A faded jumper, a frayed towel, a pair of jeans softened by years of wear — they all hold stories.
At Coppermill Ltd, we see those stories every day.
We collect discarded textiles — the pieces most people no longer want — and turn them into something useful again: recycled cleaning rags. It’s practical work, but it’s also deeply symbolic. Because when you give an old fabric a new purpose, you’re really rethinking what “value” means.
🧵 The Quiet Dignity of What’s Been Used
There’s a beauty in things that have served their purpose well.
A shirt that’s been washed a hundred times is softer, more forgiving. It carries the marks of real life — stains from laughter, creases from work, maybe even a tear from adventure.
We live in a culture that often confuses new with valuable. But old clothes remind us that value can grow.
♻️ Waste Is Just Value We Haven’t Recognized Yet
When we throw something away, it’s rarely because it’s truly useless. More often, it’s because we’ve stopped seeing its potential.
But every textile we save — every cotton shirt or towel we cut into rags — proves that waste is just a matter of perspective. In the right hands, what’s “waste” becomes a resource.
🌿 Why Reusing Feels Right
There’s something instinctively satisfying about reusing. It feels human. Maybe it’s because it connects us to how things used to be — when mending, repurposing, and sharing were everyday acts of care, not trends.
When we reuse, we slow down the pace of consumption. We choose meaning over convenience. We say, quietly but firmly, “This still matters.”

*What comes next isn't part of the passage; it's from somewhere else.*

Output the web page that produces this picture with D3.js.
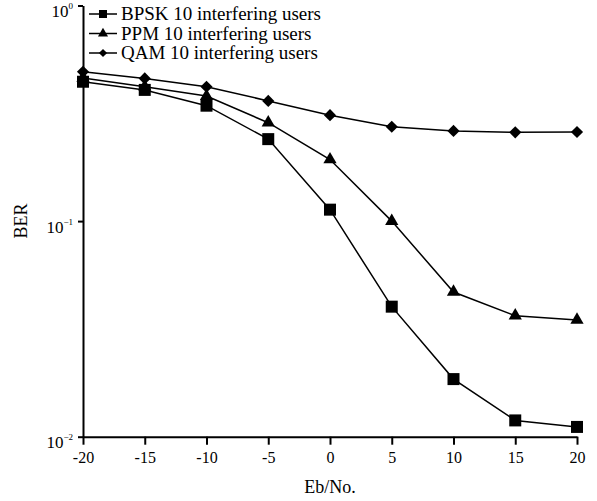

And perhaps that’s the real lesson old clothes teach us: that value isn’t about how long something looks new, but how long it can keep doing good.
💚 A New Life, A Lasting Legacy
Every recycled rag we make carries a piece of history — a scrap of someone’s life, transformed into something that helps clean, repair, and create again.
It’s humble work, but it’s part of a bigger truth: nothing is truly worthless.